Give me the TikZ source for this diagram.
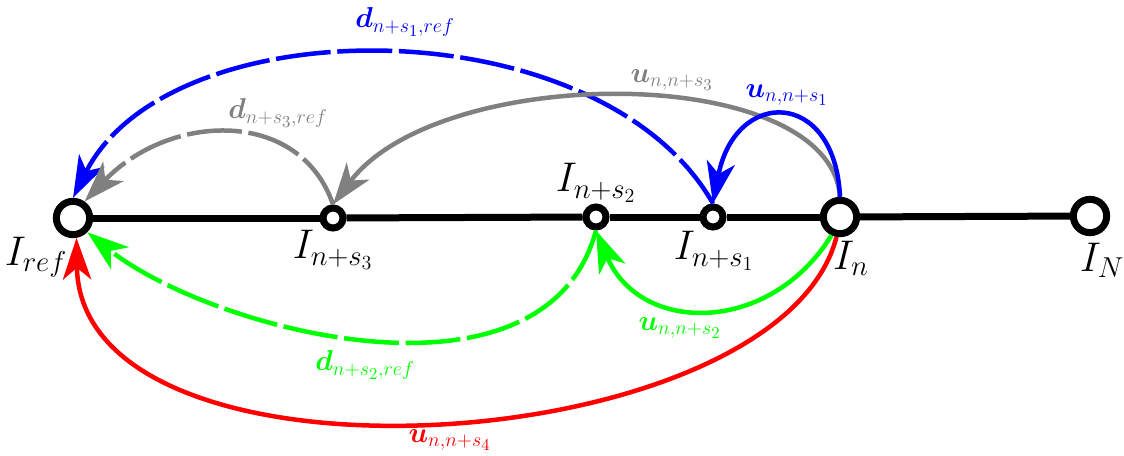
\documentclass[tikz,border=0pt]{standalone}
\usepackage{amsmath}
\usepackage{bm}
\usetikzlibrary{arrows.meta}
\definecolor{PathBlue}{RGB}{0, 0, 255}
\definecolor{PathGrey}{RGB}{128, 128, 128}
\definecolor{PathGreen}{RGB}{0, 255, 0}
\definecolor{PathRed}{RGB}{255, 0, 0}

\begin{document}
\begin{tikzpicture}[
  x=0.6pt, y=-0.6pt,
  frame/.style={circle, draw=black, fill=white, line width=4.2pt, inner sep=0pt},
  keyframe/.style={frame, minimum size=20pt},
  subframe/.style={frame, minimum size=12pt},
  track/.style={line width=4.2pt},
  link/.style={line width=2.7pt, -{Stealth[length=25pt, width=17pt, inset=7pt]}},
  gapped/.style={dash pattern=on 33pt off 4pt},
  framelbl/.style={font=\fontsize{23}{27}\selectfont},
  linklbl/.style={font=\LARGE}
]
  \useasboundingbox (0,0) rectangle (1124,456);

  % frames along the sequence
  \node[keyframe] (ref)  at (73, 218)   {};
  \node[subframe] (s3)   at (333, 218)  {};
  \node[subframe] (s2)   at (596, 217)  {};
  \node[subframe] (s1)   at (713, 217)  {};
  \node[keyframe] (n)    at (840, 217)  {};
  \node[keyframe] (last) at (1090, 216) {};

  \foreach \a/\b in {ref/s3, s3/s2, s2/s1, s1/n, n/last}
    \draw[track] (\a) -- (\b);

  \node[framelbl] (ref-l)  at (36, 257)   {$I_{ref}$};
  \node[framelbl] (s3-l)   at (333, 250)  {$I_{n+s_3}$};
  \node[framelbl] (s2-l)   at (596, 183)  {$I_{n+s_2}$};
  \node[framelbl] (s1-l)   at (714, 251)  {$I_{n+s_1}$};
  \node[framelbl] (n-l)    at (851, 258)  {$I_n$};
  \node[framelbl] (last-l) at (1102, 260) {$I_N$};

  % motions and displacements
  \draw[link, gapped, PathBlue] (s1.north) .. controls (600,5) and (170,5) .. (ref.north);
  \draw[link, PathGrey] (n.north) .. controls (830,62) and (440,62) .. (s3.north);
  \draw[link, gapped, PathGrey] (s3.north) .. controls (300,108) and (170,112) .. (ref.55);
  \draw[link, PathBlue] (n.north) .. controls (835,88) and (735,88) .. (s1.north);
  \draw[link, PathGreen] (n.-115) .. controls (770,335) and (640,335) .. (s2.south);
  \draw[link, gapped, PathGreen] (s2.south) .. controls (545,420) and (210,330) .. (ref.-45);
  \draw[link, PathRed] (n.-100) .. controls (780,460) and (80,505) .. (ref.-80);

  \node[linklbl, PathBlue]  (d1) at (405, 22)  {$\bm{d}_{n+s_1,ref}$};
  \node[linklbl, PathGrey]  (u3) at (672, 80)  {$\bm{u}_{n,n+s_3}$};
  \node[linklbl, PathBlue]  (u1) at (787, 95)  {$\bm{u}_{n,n+s_1}$};
  \node[linklbl, PathGrey]  (d3) at (278, 113) {$\bm{d}_{n+s_3,ref}$};
  \node[linklbl, PathGreen] (u2) at (680, 328) {$\bm{u}_{n,n+s_2}$};
  \node[linklbl, PathGreen] (d2) at (365, 365) {$\bm{d}_{n+s_2,ref}$};
  \node[linklbl, PathRed]   (u4) at (450, 440) {$\bm{u}_{n,n+s_4}$};
\end{tikzpicture}
\end{document}
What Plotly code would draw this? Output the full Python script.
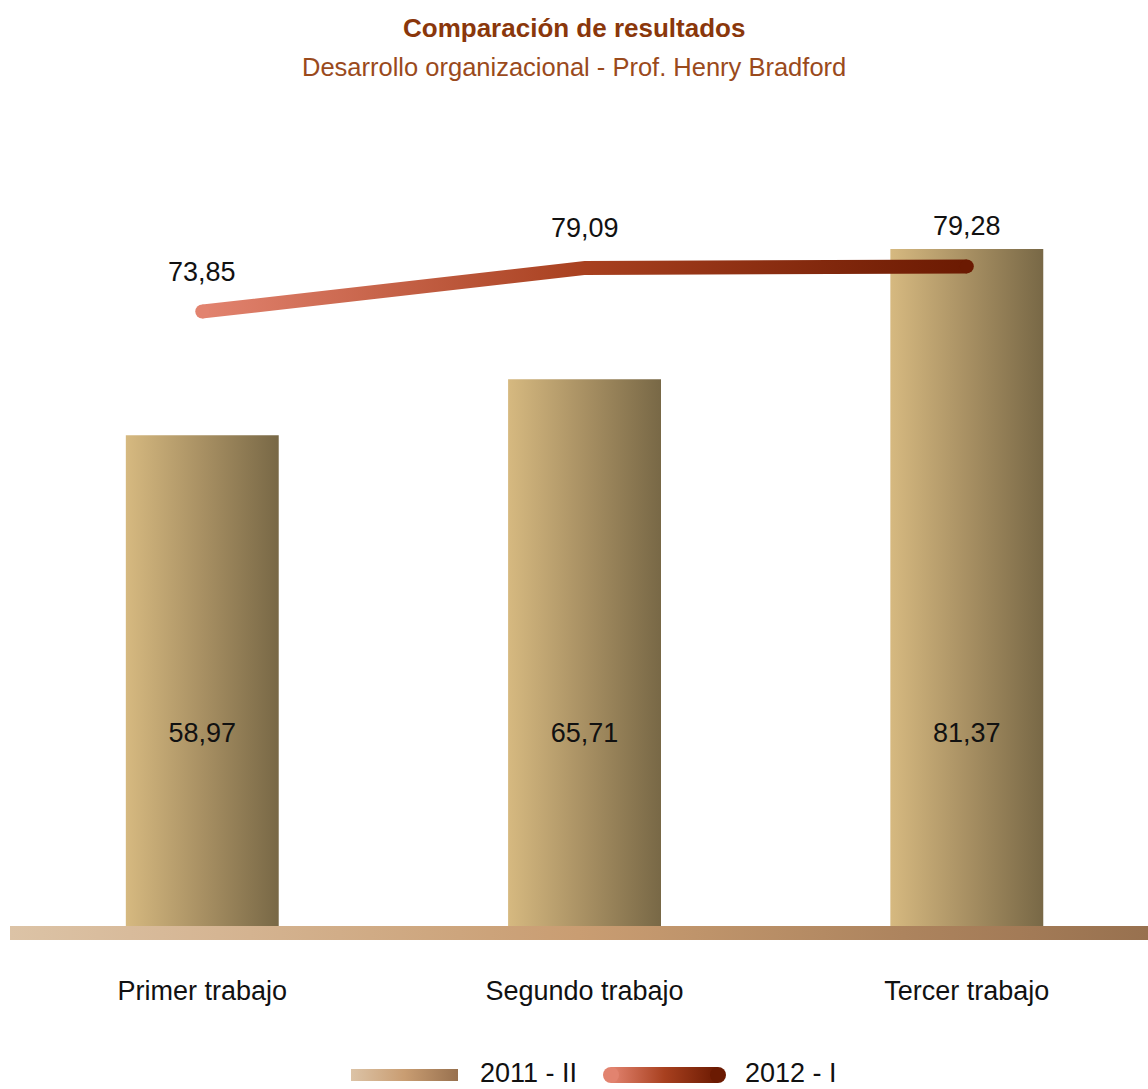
import plotly.graph_objects as go

categories = ["Primer trabajo", "Segundo trabajo", "Tercer trabajo"]
series_names = ["2011 - II", "2012 - I"]
bar_values = [58.97, 65.71, 81.37]      # 2011 - II
line_values = [73.85, 79.09, 79.28]     # 2012 - I
title_text = "Comparación de resultados"
subtitle_text = "Desarrollo organizacional - Prof. Henry Bradford"

FONT = "Liberation Sans, Arial, sans-serif"
W, H = 1148, 1089
PX_PER_UNIT = 8.32
BAR_SCALE = [[0, "#d6b980"], [0.5, "#a89063"], [1, "#786846"]]
BAND_SCALE = [[0, "#dcc3a6"], [0.5, "#c99d72"], [1, "#98714f"]]
LINE_SCALE = [[0, "#e2836f"], [0.5, "#a8401f"], [1, "#6b1a02"]]
TXT = "#111111"
FS = 27


def fmt(v):
    return f"{v:.2f}".replace(".", ",")


xs = list(range(len(categories)))
half_bar = 0.2
half_line = 7 / PX_PER_UNIT
band_depth = 14 / PX_PER_UNIT
x_range = [-0.503, 2.474]
t_margin = 120
base_px = 926
y_top = (base_px - t_margin) / PX_PER_UNIT
y_bottom = -band_depth
plot_h_main = (y_top - y_bottom) * PX_PER_UNIT
plot_h_total = H - t_margin
dom_bottom = (plot_h_total - plot_h_main) / plot_h_total


def paper_y(px):
    return (H - px) / plot_h_total


fig = go.Figure()

# baseline band
fig.add_trace(go.Scatter(
    x=[x_range[0], x_range[1], x_range[1], x_range[0]],
    y=[0, 0, y_bottom, y_bottom],
    fill="toself", mode="lines", line=dict(width=0),
    fillgradient=dict(type="horizontal", colorscale=BAND_SCALE),
    hoverinfo="skip", showlegend=False))

# bars (2011 - II)
for x, v in zip(xs, bar_values):
    fig.add_trace(go.Scatter(
        x=[x - half_bar, x + half_bar, x + half_bar, x - half_bar],
        y=[0, 0, v, v],
        fill="toself", mode="lines", line=dict(width=0),
        fillgradient=dict(type="horizontal", colorscale=BAR_SCALE),
        name=series_names[0], hoverinfo="skip", showlegend=False))

# bar labels
fig.add_trace(go.Scatter(
    x=xs, y=[(base_px - 735) / PX_PER_UNIT] * len(xs),
    mode="text", text=[fmt(v) for v in bar_values],
    textfont=dict(family=FONT, size=FS, color=TXT),
    hoverinfo="skip", showlegend=False))

# thick gradient line (2012 - I)
poly_x = xs + xs[::-1]
poly_y = [v + half_line for v in line_values] + [v - half_line for v in line_values[::-1]]
fig.add_trace(go.Scatter(
    x=poly_x, y=poly_y, fill="toself", mode="lines", line=dict(width=0),
    fillgradient=dict(type="horizontal", colorscale=LINE_SCALE),
    name=series_names[1], hoverinfo="skip", showlegend=False))
fig.add_trace(go.Scatter(
    x=[xs[0], xs[-1]], y=[line_values[0], line_values[-1]],
    mode="markers",
    marker=dict(size=14, color=[LINE_SCALE[0][1], LINE_SCALE[-1][1]], line=dict(width=0)),
    hoverinfo="skip", showlegend=False))

# line labels
for x, v in zip(xs, line_values):
    fig.add_annotation(x=x, y=v, yshift=40, text=fmt(v), showarrow=False,
                       font=dict(family=FONT, size=FS, color=TXT),
                       xref="x", yref="y")

# title & subtitle
fig.add_annotation(x=0.5, xref="paper", y=paper_y(28), yref="paper", yanchor="middle",
                   text=f"<b>{title_text}</b>", showarrow=False,
                   font=dict(family=FONT, size=26, color="#8a370b"))
fig.add_annotation(x=0.5, xref="paper", y=paper_y(67), yref="paper", yanchor="middle",
                   text=subtitle_text, showarrow=False,
                   font=dict(family=FONT, size=25.5, color="#9a4a1c"))

# custom legend (xaxis2/yaxis2 in pixel space)
leg_top, leg_bot = 1059, 1089
fig.add_trace(go.Scatter(
    x=[351, 458, 458, 351], y=[1069, 1069, 1081, 1081],
    fill="toself", mode="lines", line=dict(width=0),
    fillgradient=dict(type="horizontal", colorscale=BAND_SCALE),
    xaxis="x2", yaxis="y2", hoverinfo="skip", showlegend=False))
fig.add_trace(go.Scatter(
    x=[611, 718, 718, 611], y=[1067, 1067, 1083, 1083],
    fill="toself", mode="lines", line=dict(width=0),
    fillgradient=dict(type="horizontal", colorscale=LINE_SCALE),
    xaxis="x2", yaxis="y2", hoverinfo="skip", showlegend=False))
fig.add_trace(go.Scatter(
    x=[611, 718], y=[1075, 1075], mode="markers",
    marker=dict(size=16, color=[LINE_SCALE[0][1], LINE_SCALE[-1][1]], line=dict(width=0)),
    xaxis="x2", yaxis="y2", hoverinfo="skip", showlegend=False))
fig.add_trace(go.Scatter(
    x=[480, 745], y=[1075, 1075], mode="text", text=series_names,
    textposition="middle right",
    textfont=dict(family=FONT, size=FS, color=TXT),
    xaxis="x2", yaxis="y2", hoverinfo="skip", showlegend=False))

fig.update_layout(
    width=W, height=H,
    margin=dict(l=0, r=0, t=t_margin, b=0),
    paper_bgcolor="white", plot_bgcolor="white",
    showlegend=False,
    xaxis=dict(range=x_range, domain=[10 / W, 1], tickvals=xs, ticktext=categories,
               showgrid=False, zeroline=False, showline=False,
               ticks="outside", ticklen=27, tickcolor="rgba(0,0,0,0)",
               tickfont=dict(family=FONT, size=FS, color=TXT),
               fixedrange=True),
    yaxis=dict(range=[y_bottom, y_top], domain=[dom_bottom, 1], visible=False,
               fixedrange=True),
    xaxis2=dict(range=[0, W], domain=[0, 1], anchor="y2", visible=False),
    yaxis2=dict(range=[leg_bot, leg_top], domain=[0, (leg_bot - leg_top) / plot_h_total],
                anchor="x2", visible=False),
)

fig.write_html("out.html", config={"displayModeBar": False},
               post_script="document.body.style.margin='0';")
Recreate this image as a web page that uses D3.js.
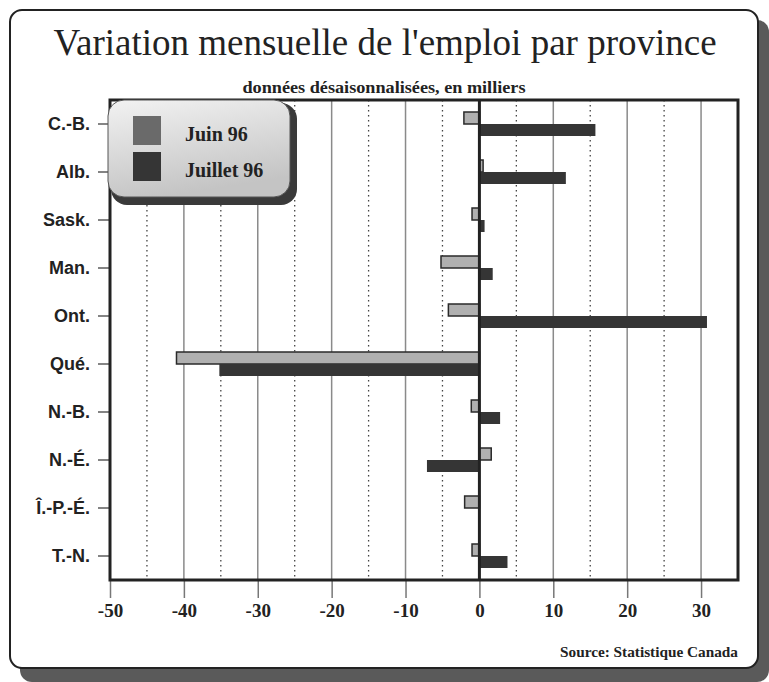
<!DOCTYPE html>
<html>
<head>
<meta charset="utf-8">
<script src="https://cdn.jsdelivr.net/npm/d3@7"></script>
<style>
  body { margin: 0; background: #fff; }
  svg text { fill: #222; }
</style>
</head>
<body>
<div id="chart"></div>
<script>
const provinces = ["C.-B.", "Alb.", "Sask.", "Man.", "Ont.", "Qué.", "N.-B.", "N.-É.", "Î.-P.-É.", "T.-N."];
const juin96 = [-2.1, 0.5, -1.0, -5.2, -4.2, -41.0, -1.1, 1.6, -2.0, -1.0];
const juillet96 = [15.7, 11.7, 0.7, 1.8, 30.8, -35.2, 2.8, -7.1, 0.0, 3.8];
const seriesNames = ["Juin 96", "Juillet 96"];
const xTicks = [-50, -40, -30, -20, -10, 0, 10, 20, 30];

const w = 769, h = 682;
const padL = 110, padR = 738, padT = 100, padB = 580;

const svg = d3.select("#chart").append("svg")
  .attr("width", w).attr("height", h);

const defs = svg.append("defs");
const lg = defs.append("linearGradient").attr("id", "legGrad")
  .attr("x1", 0).attr("y1", 0).attr("x2", 0.3).attr("y2", 1);
lg.append("stop").attr("offset", 0).attr("stop-color", "#f2f2f2");
lg.append("stop").attr("offset", 1).attr("stop-color", "#c4c4c4");

// outer frame with shadow
svg.append("rect").attr("x", 20).attr("y", 20).attr("width", 749).attr("height", 662)
  .attr("rx", 12).attr("fill", "#5a5a5a");
svg.append("rect").attr("x", 10).attr("y", 10).attr("width", 748).attr("height", 658)
  .attr("rx", 12).attr("fill", "#fff").attr("stroke", "#222").attr("stroke-width", 2);

svg.append("text").attr("x", 385).attr("y", 55)
  .attr("text-anchor", "middle")
  .style("font-family", "'Liberation Serif', 'Times New Roman', serif")
  .style("font-size", "37px")
  .text("Variation mensuelle de l'emploi par province");

svg.append("text").attr("x", 384).attr("y", 93)
  .attr("text-anchor", "middle")
  .attr("textLength", 283).attr("lengthAdjust", "spacingAndGlyphs")
  .style("font-family", "'Liberation Serif', 'Times New Roman', serif")
  .style("font-weight", "bold").style("font-size", "16px")
  .text("données désaisonnalisées, en milliers");

const x = d3.scaleLinear().domain([-50, 35]).range([padL, padR]);
const y = d3.scaleBand().domain(provinces).range([padT, padB]).paddingInner(0.5).paddingOuter(0.25);
const ySub = d3.scaleBand().domain(seriesNames).range([0, y.bandwidth()]);

// grid lines: solid at tens, dotted at fives
const grid = svg.append("g");
d3.range(-45, 35, 5).forEach(v => {
  if (v === 0) return;
  const solid = v % 10 === 0;
  grid.append("line")
    .attr("x1", x(v)).attr("x2", x(v)).attr("y1", padT).attr("y2", padB)
    .attr("stroke", solid ? "#8a8a8a" : "#444")
    .attr("stroke-width", solid ? 1.5 : 1.3)
    .attr("stroke-dasharray", solid ? null : "1.5,3.5");
});

// x axis below box
const xAxis = d3.axisBottom(x).tickValues(xTicks).tickSize(18).tickPadding(6).tickFormat(d => String(d));
const gx = svg.append("g").attr("transform", "translate(0," + padB + ")").call(xAxis);
gx.select(".domain").remove();
gx.selectAll(".tick line").attr("stroke", "#777").attr("stroke-width", 1.5);
gx.selectAll(".tick text")
  .style("font-family", "'Liberation Serif', 'Times New Roman', serif")
  .style("font-weight", "bold").style("font-size", "19px").attr("fill", "#222");

// y axis
const yAxis = d3.axisLeft(y).tickSize(12).tickPadding(8);
const gy = svg.append("g").attr("transform", "translate(" + padL + ",0)").call(yAxis);
gy.select(".domain").remove();
gy.selectAll(".tick line").attr("stroke", "#333").attr("stroke-width", 1.2);
gy.selectAll(".tick text")
  .style("font-family", "'Liberation Sans', Arial, sans-serif")
  .style("font-weight", "bold").style("font-size", "18px").attr("fill", "#222");

// bars
const rows = provinces.map((p, i) => ({ p, vals: [juin96[i], juillet96[i]] }));
const groups = svg.append("g").selectAll("g").data(rows).enter().append("g")
  .attr("transform", d => "translate(0," + y(d.p) + ")");

groups.selectAll("rect").data(d => d.vals.map((v, j) => ({ v, s: seriesNames[j] })))
  .enter().append("rect")
  .attr("x", d => x(Math.min(0, d.v)))
  .attr("y", d => ySub(d.s))
  .attr("width", d => Math.abs(x(d.v) - x(0)))
  .attr("height", ySub.bandwidth())
  .attr("fill", d => d.s === "Juin 96" ? "#b0b0b0" : "#353535")
  .attr("stroke", d => d.s === "Juin 96" ? "#2a2a2a" : "none")
  .attr("stroke-width", 1.5);

// zero line
svg.append("line").attr("x1", x(0)).attr("x2", x(0)).attr("y1", padT).attr("y2", padB)
  .attr("stroke", "#222").attr("stroke-width", 3);

// plot box
svg.append("rect").attr("x", padL).attr("y", padT).attr("width", padR - padL).attr("height", padB - padT)
  .attr("fill", "none").attr("stroke", "#222").attr("stroke-width", 3);

// legend
const leg = svg.append("g");
leg.append("rect").attr("x", 111).attr("y", 103).attr("width", 186).attr("height", 102)
  .attr("rx", 16).attr("fill", "#3a3a3a");
leg.append("rect").attr("x", 108).attr("y", 100).attr("width", 182).attr("height", 97)
  .attr("rx", 16).attr("fill", "url(#legGrad)").attr("stroke", "#555").attr("stroke-width", 1);
seriesNames.forEach((s, i) => {
  leg.append("rect").attr("x", 133).attr("y", 116 + i * 36).attr("width", 28).attr("height", 29)
    .attr("fill", i === 0 ? "#6a6a6a" : "#353535");
  leg.append("text").attr("x", 185).attr("y", 141 + i * 36)
    .style("font-family", "'Liberation Serif', 'Times New Roman', serif")
    .style("font-weight", "bold").style("font-size", "20px")
    .text(s);
});

svg.append("text").attr("x", 738).attr("y", 657)
  .attr("text-anchor", "end")
  .attr("textLength", 178).attr("lengthAdjust", "spacingAndGlyphs")
  .style("font-family", "'Liberation Serif', 'Times New Roman', serif")
  .style("font-weight", "bold").style("font-size", "14px")
  .text("Source: Statistique Canada");
</script>
</body>
</html>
* * * * * * * * *
Start at the top of the entries and repeat each line exactly, ending at the line that contains "(0,0) rectangle (1124,456);". Pictures are not part of the copy.

> **COMPLETE RESPONSE**:
Give me the TikZ source for this diagram.
\documentclass[tikz,border=0pt]{standalone}
\usepackage{amsmath}
\usepackage{bm}
\usetikzlibrary{arrows.meta}
\definecolor{PathBlue}{RGB}{0, 0, 255}
\definecolor{PathGrey}{RGB}{128, 128, 128}
\definecolor{PathGreen}{RGB}{0, 255, 0}
\definecolor{PathRed}{RGB}{255, 0, 0}

\begin{document}
\begin{tikzpicture}[
  x=0.6pt, y=-0.6pt,
  frame/.style={circle, draw=black, fill=white, line width=4.2pt, inner sep=0pt},
  keyframe/.style={frame, minimum size=20pt},
  subframe/.style={frame, minimum size=12pt},
  track/.style={line width=4.2pt},
  link/.style={line width=2.7pt, -{Stealth[length=25pt, width=17pt, inset=7pt]}},
  gapped/.style={dash pattern=on 33pt off 4pt},
  framelbl/.style={font=\fontsize{23}{27}\selectfont},
  linklbl/.style={font=\LARGE}
]
  \useasboundingbox (0,0) rectangle (1124,456);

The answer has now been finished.